-------- TASK INPUTS --------

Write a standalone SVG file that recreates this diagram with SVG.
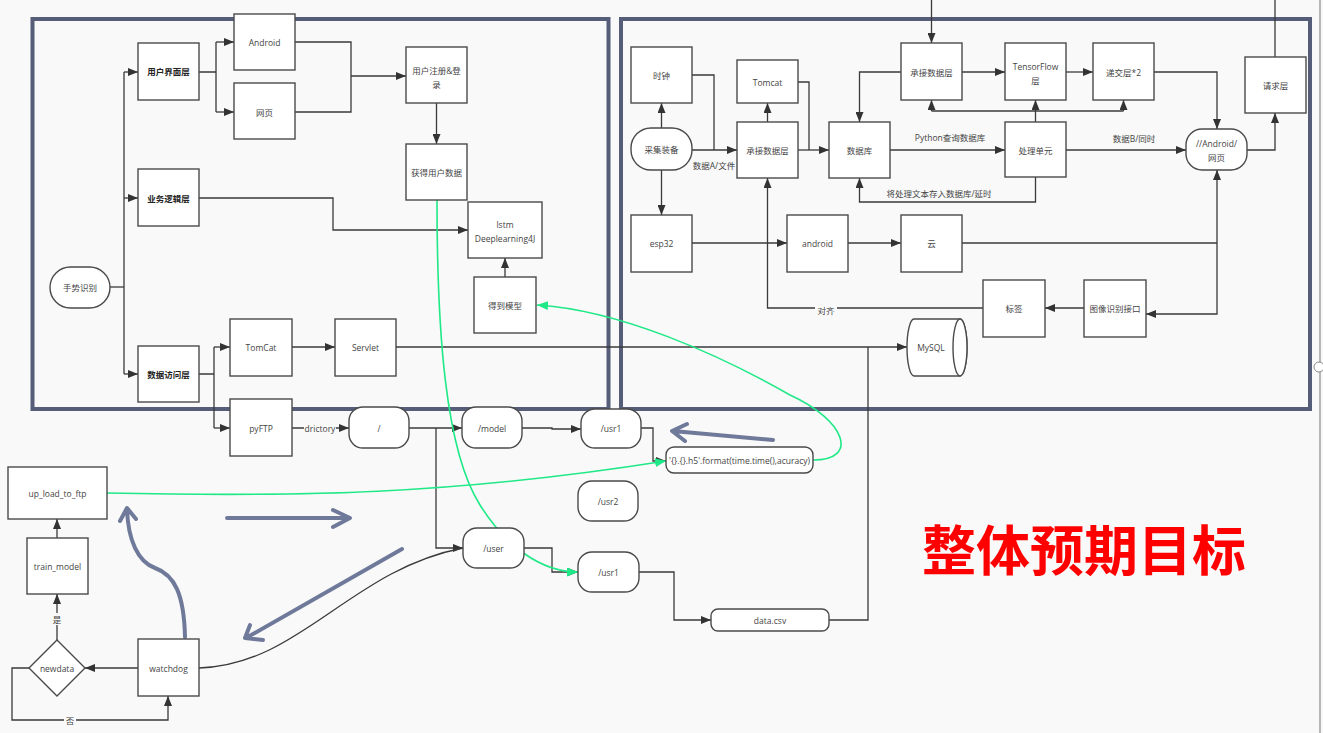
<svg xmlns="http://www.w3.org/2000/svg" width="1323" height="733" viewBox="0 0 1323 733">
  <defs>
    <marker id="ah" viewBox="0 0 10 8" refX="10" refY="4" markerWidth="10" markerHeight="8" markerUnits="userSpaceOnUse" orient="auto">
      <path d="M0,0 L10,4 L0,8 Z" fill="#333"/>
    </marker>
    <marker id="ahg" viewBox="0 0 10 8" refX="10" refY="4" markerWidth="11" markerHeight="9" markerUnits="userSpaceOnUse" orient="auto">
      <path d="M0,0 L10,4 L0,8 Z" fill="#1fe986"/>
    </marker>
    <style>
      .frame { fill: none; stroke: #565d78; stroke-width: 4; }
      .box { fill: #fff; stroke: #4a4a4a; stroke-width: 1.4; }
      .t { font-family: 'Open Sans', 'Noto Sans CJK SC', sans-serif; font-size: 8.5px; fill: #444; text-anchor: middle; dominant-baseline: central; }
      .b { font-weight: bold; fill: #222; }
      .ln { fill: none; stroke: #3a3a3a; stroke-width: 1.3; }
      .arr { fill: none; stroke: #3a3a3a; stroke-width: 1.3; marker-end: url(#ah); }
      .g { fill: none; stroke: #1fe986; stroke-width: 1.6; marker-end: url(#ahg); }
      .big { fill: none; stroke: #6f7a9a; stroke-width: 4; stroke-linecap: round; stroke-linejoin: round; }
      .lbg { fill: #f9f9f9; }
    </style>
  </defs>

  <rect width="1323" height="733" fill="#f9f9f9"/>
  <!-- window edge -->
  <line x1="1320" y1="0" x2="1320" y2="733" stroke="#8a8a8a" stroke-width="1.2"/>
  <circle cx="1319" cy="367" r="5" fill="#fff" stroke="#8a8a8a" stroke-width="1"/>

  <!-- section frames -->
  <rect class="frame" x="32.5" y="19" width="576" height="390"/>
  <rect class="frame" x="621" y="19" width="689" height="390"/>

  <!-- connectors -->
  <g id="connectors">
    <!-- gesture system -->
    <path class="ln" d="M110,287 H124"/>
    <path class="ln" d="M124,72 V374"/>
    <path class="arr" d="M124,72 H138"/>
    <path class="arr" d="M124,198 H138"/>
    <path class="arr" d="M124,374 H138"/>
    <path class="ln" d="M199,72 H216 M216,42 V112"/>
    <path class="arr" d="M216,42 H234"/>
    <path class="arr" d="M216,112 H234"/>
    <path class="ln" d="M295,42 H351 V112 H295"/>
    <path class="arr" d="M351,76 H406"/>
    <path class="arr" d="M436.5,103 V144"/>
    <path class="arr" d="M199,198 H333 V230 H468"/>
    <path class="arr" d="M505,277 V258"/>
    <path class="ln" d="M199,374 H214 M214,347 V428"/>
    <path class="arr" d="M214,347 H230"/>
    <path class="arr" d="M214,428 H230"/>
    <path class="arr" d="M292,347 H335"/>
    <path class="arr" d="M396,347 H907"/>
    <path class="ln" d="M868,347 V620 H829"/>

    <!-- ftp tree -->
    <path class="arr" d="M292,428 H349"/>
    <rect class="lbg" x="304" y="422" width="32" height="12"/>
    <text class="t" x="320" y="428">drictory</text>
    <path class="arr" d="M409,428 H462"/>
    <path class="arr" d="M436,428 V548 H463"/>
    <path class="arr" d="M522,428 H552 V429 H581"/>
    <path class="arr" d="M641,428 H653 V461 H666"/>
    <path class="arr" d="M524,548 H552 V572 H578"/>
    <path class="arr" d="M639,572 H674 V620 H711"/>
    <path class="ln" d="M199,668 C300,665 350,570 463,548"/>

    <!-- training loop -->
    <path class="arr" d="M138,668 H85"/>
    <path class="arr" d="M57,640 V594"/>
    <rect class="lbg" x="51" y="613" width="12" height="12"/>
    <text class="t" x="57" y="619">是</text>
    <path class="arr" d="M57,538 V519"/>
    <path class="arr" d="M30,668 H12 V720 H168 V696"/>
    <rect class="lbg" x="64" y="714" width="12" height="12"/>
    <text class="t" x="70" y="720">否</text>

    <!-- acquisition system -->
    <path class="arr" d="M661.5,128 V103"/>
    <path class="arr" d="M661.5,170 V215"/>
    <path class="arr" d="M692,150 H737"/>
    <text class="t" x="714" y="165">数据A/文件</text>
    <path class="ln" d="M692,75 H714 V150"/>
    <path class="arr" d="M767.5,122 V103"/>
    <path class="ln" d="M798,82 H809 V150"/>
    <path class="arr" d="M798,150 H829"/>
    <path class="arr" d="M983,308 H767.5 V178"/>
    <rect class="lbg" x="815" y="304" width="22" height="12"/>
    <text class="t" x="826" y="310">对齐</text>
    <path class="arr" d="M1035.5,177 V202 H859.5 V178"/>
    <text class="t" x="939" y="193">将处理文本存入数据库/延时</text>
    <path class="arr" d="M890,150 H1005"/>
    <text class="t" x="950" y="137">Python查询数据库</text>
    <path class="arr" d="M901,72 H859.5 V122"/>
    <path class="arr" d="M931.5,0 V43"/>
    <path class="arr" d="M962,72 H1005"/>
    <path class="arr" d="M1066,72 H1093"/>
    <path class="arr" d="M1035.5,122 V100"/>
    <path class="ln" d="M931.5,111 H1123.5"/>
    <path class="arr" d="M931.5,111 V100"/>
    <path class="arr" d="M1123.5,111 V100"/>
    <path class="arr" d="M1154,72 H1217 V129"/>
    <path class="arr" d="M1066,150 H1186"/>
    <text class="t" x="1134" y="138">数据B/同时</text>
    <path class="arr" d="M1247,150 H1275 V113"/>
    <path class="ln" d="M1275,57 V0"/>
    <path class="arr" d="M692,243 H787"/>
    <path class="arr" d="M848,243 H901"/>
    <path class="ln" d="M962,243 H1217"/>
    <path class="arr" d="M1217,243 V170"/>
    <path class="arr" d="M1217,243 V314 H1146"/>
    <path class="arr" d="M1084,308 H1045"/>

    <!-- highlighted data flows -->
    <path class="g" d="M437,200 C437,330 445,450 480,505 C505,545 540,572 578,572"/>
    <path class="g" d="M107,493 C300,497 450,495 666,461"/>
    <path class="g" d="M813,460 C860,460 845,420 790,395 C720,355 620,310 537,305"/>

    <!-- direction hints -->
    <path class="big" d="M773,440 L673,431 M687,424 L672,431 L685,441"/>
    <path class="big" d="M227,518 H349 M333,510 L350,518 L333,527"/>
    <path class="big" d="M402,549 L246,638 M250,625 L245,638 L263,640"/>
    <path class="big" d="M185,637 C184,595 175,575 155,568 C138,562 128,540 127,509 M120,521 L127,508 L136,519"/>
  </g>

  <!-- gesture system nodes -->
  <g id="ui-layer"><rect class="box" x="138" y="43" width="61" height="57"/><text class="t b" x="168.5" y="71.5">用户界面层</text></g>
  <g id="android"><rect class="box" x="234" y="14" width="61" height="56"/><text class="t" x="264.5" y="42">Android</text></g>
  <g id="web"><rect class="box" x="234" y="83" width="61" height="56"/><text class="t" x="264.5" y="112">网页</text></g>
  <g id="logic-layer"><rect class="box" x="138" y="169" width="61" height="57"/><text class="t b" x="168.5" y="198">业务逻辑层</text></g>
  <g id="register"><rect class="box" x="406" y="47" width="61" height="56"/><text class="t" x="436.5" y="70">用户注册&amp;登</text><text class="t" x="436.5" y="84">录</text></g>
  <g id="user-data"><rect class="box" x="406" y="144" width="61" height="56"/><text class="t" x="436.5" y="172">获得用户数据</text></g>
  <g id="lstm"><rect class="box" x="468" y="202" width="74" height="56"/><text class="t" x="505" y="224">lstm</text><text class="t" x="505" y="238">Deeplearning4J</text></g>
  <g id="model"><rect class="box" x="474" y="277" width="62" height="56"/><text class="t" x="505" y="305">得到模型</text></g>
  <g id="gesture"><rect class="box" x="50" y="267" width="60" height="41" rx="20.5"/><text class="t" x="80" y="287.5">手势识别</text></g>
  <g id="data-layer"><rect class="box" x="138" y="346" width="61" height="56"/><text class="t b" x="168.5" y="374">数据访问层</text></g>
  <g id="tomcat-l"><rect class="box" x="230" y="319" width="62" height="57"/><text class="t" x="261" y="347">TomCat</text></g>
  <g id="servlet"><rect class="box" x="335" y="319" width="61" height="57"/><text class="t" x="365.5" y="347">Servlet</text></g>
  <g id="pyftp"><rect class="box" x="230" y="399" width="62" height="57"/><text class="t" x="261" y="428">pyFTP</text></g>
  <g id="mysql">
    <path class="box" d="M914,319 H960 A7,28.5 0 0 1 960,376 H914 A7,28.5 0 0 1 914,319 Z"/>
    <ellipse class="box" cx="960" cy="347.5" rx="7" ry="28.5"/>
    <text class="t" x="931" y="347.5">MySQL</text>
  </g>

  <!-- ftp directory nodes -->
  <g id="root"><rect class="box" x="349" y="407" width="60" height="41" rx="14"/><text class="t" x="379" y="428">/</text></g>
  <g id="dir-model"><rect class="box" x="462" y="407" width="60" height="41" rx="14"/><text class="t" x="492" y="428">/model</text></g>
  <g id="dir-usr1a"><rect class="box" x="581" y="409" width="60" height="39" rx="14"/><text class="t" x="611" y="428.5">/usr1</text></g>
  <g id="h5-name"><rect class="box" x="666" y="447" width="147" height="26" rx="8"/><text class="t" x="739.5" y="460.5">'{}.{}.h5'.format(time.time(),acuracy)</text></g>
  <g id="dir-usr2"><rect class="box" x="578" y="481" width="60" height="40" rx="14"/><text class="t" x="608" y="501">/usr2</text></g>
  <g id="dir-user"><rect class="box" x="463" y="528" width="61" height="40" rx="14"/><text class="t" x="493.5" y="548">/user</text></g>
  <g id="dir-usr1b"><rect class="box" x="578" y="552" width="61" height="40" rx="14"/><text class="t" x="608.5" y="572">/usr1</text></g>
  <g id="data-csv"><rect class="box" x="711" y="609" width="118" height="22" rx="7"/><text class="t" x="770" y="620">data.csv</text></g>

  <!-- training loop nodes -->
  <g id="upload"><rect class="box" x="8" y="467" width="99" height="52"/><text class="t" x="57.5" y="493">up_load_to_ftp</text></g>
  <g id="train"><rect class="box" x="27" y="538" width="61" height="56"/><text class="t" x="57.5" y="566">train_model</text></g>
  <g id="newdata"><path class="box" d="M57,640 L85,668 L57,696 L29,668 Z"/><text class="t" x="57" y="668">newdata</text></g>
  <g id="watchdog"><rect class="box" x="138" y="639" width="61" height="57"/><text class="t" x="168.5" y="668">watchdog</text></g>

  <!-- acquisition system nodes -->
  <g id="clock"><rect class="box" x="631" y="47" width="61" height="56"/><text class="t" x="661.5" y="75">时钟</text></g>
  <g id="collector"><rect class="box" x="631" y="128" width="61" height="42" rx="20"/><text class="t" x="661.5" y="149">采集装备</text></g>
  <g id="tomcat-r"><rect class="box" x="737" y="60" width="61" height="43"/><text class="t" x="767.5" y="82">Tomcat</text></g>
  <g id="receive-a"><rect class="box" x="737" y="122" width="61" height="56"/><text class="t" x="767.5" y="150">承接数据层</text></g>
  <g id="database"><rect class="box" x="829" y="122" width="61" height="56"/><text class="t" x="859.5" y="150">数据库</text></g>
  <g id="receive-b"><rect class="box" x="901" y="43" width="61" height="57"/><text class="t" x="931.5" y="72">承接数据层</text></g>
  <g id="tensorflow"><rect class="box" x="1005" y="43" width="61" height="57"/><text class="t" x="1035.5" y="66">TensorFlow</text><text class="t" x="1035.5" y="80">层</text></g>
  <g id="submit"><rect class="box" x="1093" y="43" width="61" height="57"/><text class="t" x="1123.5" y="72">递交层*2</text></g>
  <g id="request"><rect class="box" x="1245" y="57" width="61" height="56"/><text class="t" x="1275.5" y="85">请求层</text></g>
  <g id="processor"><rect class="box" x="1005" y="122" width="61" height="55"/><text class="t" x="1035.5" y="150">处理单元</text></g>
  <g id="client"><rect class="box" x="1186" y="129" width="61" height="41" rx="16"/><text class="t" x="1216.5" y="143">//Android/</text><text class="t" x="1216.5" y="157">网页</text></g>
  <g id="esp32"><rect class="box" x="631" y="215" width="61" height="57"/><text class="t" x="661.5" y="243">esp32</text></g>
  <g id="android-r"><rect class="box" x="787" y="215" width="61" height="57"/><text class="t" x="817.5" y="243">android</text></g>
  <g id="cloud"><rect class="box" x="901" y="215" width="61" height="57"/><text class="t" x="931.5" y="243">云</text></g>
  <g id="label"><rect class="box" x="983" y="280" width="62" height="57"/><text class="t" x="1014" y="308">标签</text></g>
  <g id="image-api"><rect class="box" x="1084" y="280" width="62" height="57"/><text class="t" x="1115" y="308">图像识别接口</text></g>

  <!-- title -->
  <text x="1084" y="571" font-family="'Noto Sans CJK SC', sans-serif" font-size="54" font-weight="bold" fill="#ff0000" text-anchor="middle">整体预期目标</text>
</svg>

--------
-------- TASK INPUTS --------

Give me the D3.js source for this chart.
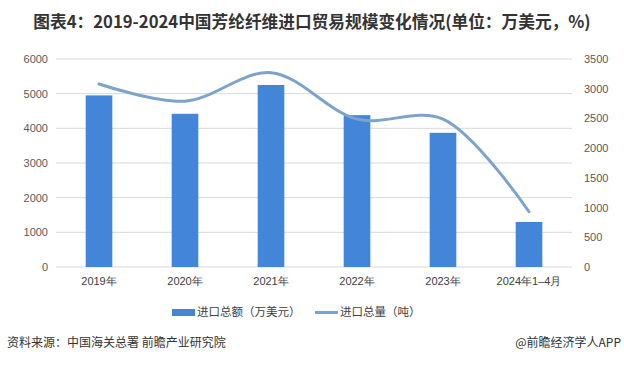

--------

Copy out every line that includes the word "this".

Write a standalone SVG file that recreates this diagram with SVG.
Give me the D3.js source for this chart.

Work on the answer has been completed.